*What needs to be done*. Give only the number of lines in the listing below where the string "this" occurs.

*Exercise material*.
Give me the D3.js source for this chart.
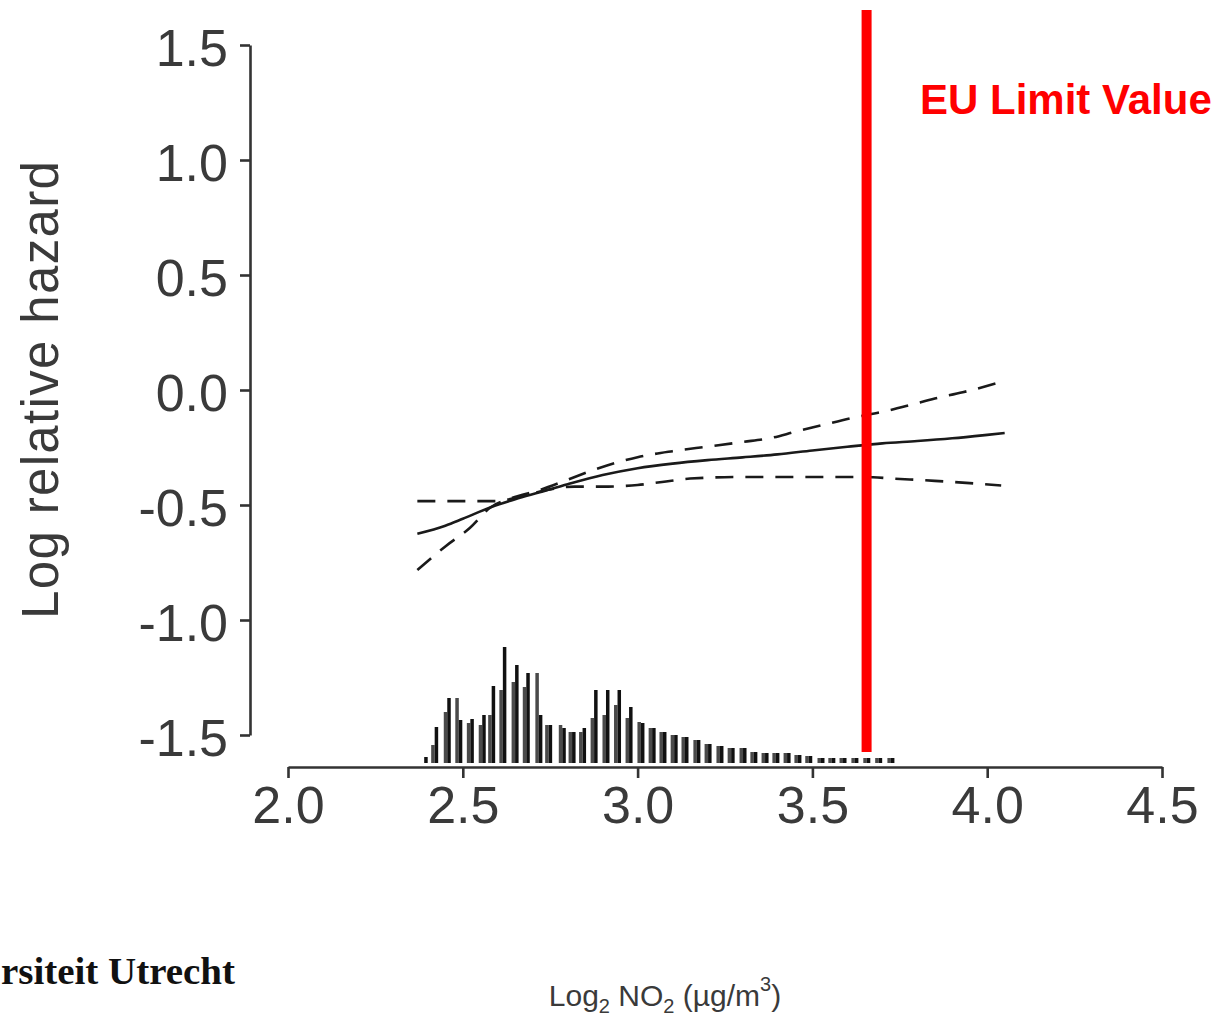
---
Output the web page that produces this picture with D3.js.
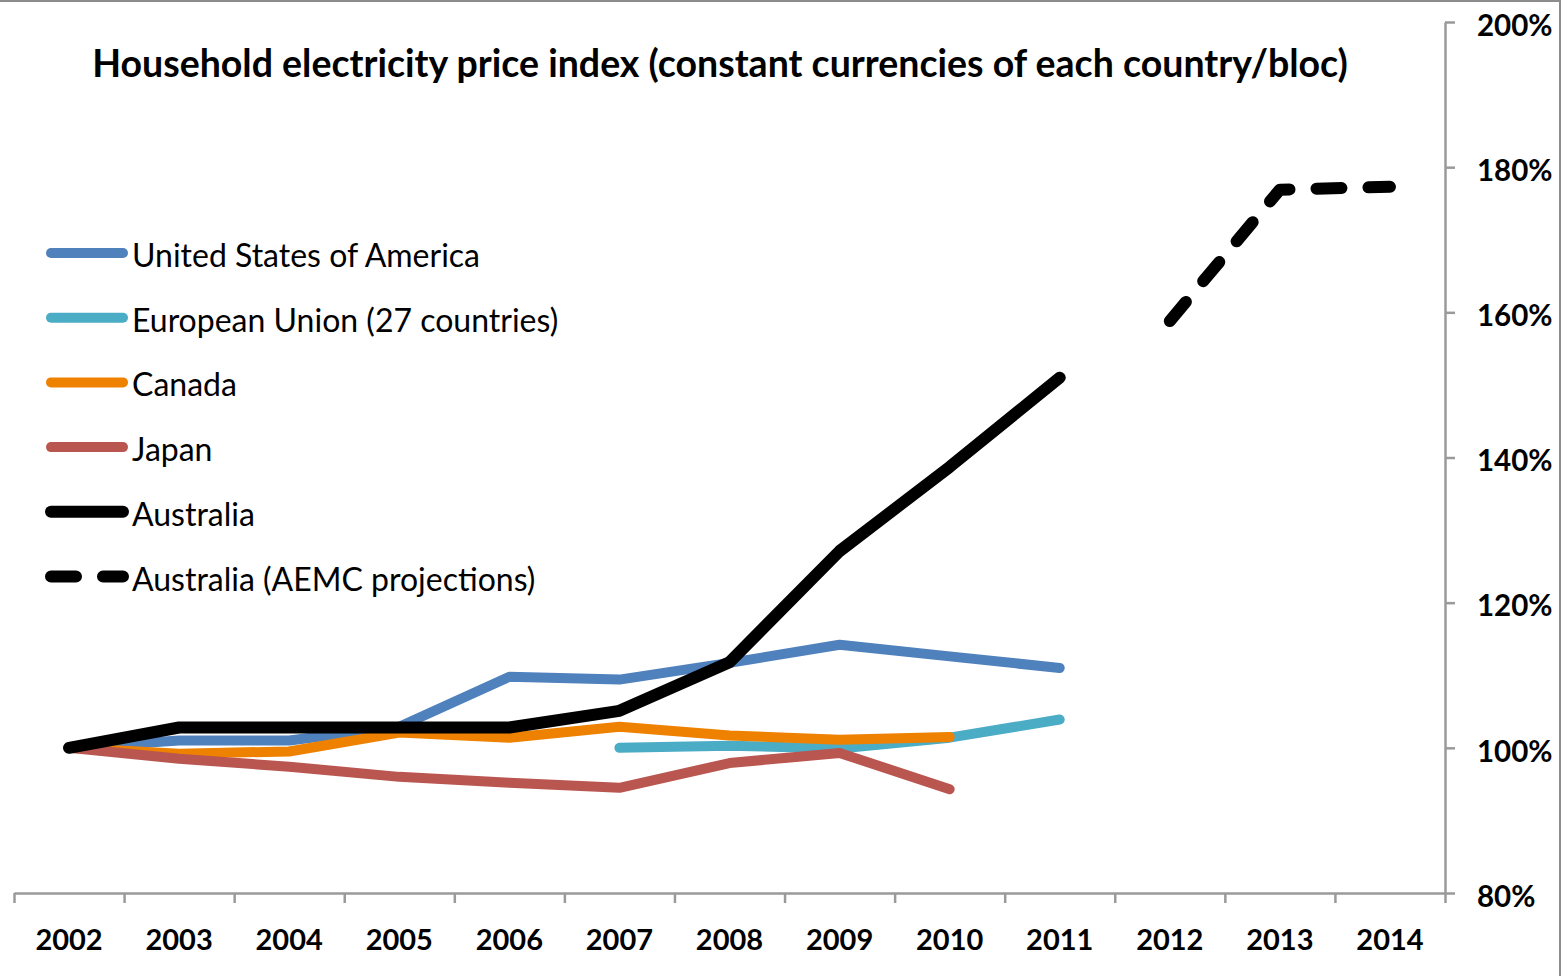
...
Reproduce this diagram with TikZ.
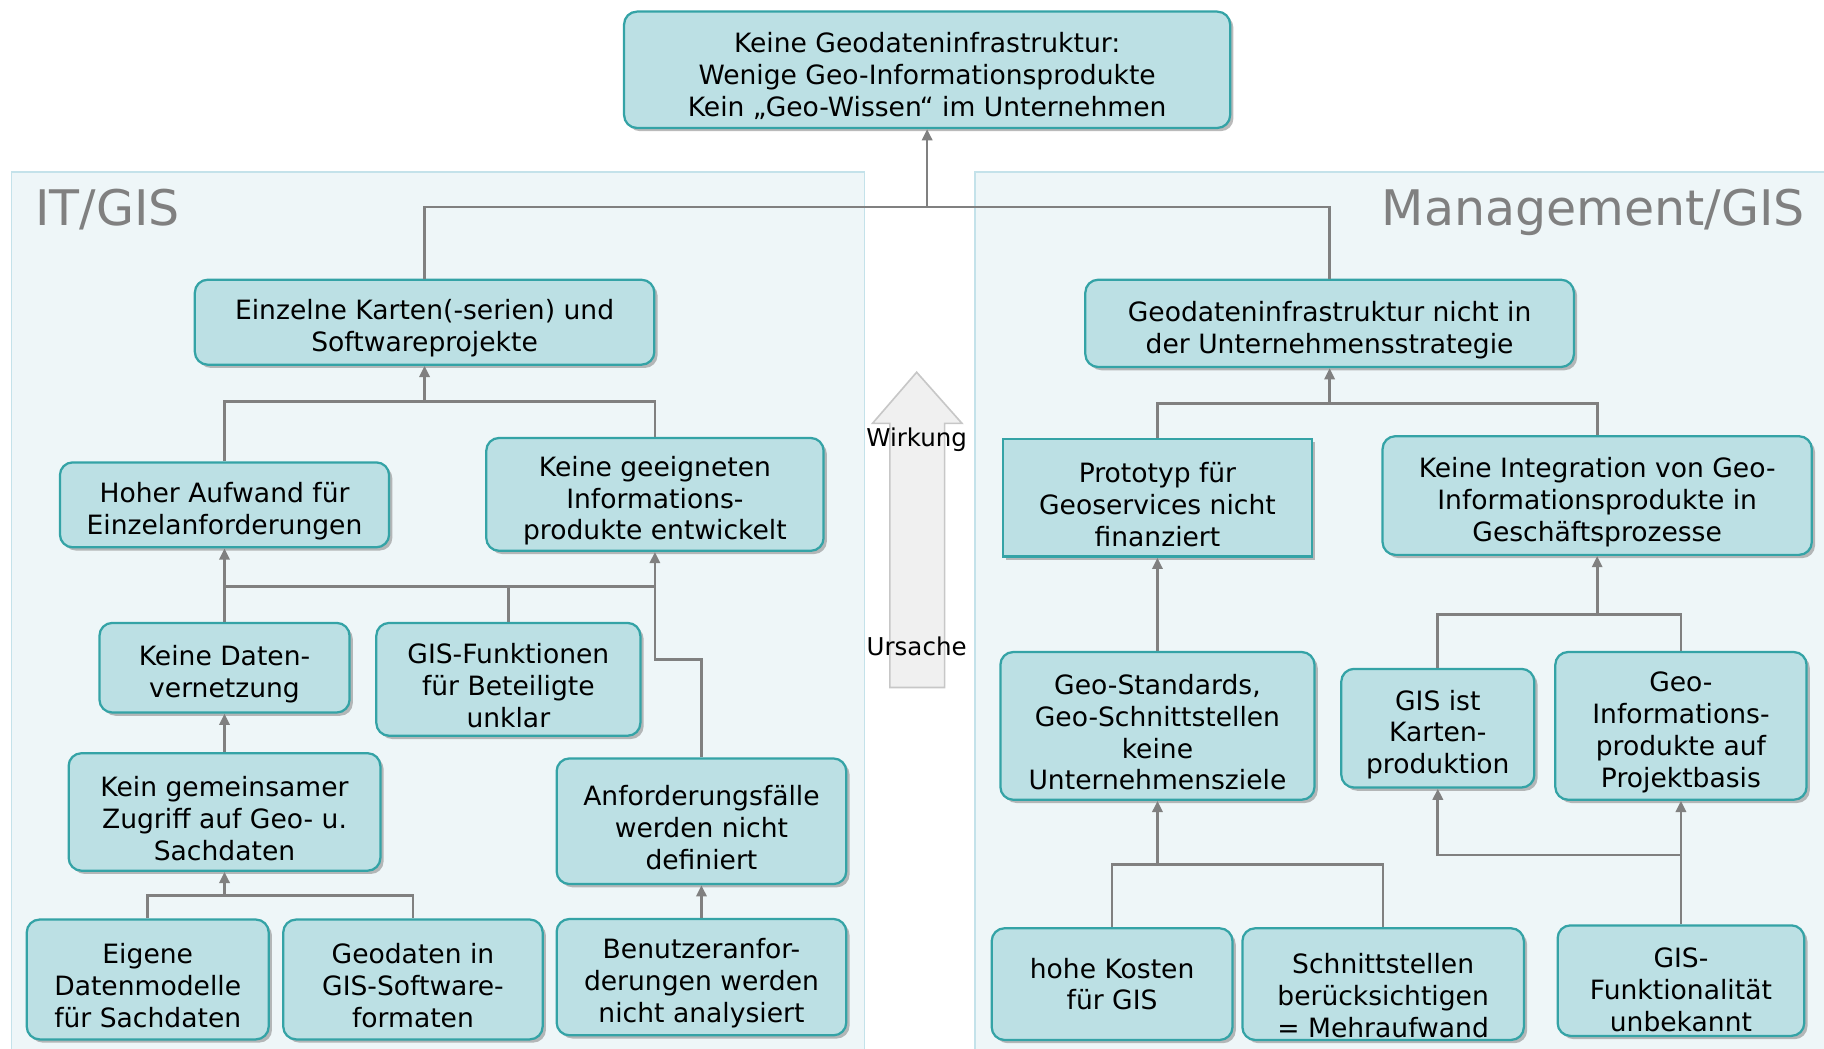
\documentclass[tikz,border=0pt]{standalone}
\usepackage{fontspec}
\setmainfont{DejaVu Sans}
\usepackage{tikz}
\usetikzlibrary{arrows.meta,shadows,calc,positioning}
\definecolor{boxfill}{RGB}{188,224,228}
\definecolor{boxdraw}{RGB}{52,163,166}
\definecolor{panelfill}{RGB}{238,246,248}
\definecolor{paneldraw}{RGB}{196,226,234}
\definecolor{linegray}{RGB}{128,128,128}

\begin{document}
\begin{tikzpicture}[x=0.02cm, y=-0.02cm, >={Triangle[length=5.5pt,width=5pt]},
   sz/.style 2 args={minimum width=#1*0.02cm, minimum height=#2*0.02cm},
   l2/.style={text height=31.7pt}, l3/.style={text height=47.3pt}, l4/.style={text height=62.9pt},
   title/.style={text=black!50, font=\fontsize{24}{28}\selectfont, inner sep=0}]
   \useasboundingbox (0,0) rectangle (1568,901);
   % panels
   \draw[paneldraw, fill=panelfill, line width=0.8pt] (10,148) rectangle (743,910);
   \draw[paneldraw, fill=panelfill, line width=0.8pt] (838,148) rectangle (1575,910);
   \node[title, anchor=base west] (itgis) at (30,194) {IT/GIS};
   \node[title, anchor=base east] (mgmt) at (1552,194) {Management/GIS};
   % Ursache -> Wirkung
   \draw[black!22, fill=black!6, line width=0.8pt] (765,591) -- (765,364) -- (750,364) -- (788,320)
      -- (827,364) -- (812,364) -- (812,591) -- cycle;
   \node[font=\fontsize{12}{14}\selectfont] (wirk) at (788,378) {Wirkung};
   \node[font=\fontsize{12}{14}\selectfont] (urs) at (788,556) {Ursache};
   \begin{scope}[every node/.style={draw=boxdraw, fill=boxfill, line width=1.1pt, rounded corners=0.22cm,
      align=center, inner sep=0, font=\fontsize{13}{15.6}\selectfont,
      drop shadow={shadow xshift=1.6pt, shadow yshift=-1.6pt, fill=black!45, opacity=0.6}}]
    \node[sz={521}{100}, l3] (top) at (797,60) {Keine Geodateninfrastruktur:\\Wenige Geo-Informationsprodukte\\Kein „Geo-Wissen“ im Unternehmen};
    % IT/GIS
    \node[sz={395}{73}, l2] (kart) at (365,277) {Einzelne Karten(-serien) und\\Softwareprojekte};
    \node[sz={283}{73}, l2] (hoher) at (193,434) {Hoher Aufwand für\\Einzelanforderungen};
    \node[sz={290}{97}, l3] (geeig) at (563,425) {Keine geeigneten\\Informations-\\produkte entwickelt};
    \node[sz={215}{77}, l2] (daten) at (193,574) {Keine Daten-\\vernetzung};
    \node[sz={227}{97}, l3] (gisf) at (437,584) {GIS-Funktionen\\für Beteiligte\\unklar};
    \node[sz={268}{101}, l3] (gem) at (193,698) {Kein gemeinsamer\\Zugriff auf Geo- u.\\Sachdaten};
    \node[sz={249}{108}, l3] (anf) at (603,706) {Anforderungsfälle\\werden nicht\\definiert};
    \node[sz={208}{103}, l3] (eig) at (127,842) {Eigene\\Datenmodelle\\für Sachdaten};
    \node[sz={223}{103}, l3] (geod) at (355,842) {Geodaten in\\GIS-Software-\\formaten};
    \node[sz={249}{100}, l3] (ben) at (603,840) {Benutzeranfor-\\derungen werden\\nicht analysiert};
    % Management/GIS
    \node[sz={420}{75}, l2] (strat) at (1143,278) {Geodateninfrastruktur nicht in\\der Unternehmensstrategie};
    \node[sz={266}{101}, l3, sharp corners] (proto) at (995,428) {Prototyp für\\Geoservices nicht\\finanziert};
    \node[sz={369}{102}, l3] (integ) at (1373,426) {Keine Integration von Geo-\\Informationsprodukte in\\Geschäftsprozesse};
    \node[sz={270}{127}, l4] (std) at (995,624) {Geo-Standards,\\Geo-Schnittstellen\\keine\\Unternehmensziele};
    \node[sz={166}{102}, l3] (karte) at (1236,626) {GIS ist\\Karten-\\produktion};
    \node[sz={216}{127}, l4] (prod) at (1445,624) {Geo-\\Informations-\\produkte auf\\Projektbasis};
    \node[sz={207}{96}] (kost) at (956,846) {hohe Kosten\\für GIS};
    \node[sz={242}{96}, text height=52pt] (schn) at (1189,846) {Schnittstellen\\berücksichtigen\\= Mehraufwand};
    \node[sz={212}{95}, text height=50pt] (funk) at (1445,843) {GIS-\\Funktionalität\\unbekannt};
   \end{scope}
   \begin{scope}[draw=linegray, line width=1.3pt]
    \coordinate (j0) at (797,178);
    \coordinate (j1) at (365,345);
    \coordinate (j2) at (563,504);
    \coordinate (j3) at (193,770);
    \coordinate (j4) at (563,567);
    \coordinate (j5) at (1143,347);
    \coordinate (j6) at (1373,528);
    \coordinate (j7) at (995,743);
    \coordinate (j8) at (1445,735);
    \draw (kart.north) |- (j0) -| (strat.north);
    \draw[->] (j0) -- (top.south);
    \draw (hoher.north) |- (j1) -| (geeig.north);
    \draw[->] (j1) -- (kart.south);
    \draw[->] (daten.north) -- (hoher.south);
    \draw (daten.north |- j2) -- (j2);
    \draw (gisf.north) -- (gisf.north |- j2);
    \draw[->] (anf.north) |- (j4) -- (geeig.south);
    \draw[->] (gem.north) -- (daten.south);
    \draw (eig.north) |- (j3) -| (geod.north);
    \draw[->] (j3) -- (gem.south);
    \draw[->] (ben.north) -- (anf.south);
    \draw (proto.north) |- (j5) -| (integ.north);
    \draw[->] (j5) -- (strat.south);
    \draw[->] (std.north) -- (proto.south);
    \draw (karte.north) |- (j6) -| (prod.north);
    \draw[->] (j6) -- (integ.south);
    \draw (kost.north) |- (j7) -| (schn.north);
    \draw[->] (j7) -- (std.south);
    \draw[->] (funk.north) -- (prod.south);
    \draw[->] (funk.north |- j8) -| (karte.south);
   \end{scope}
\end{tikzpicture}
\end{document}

*Reply*. 3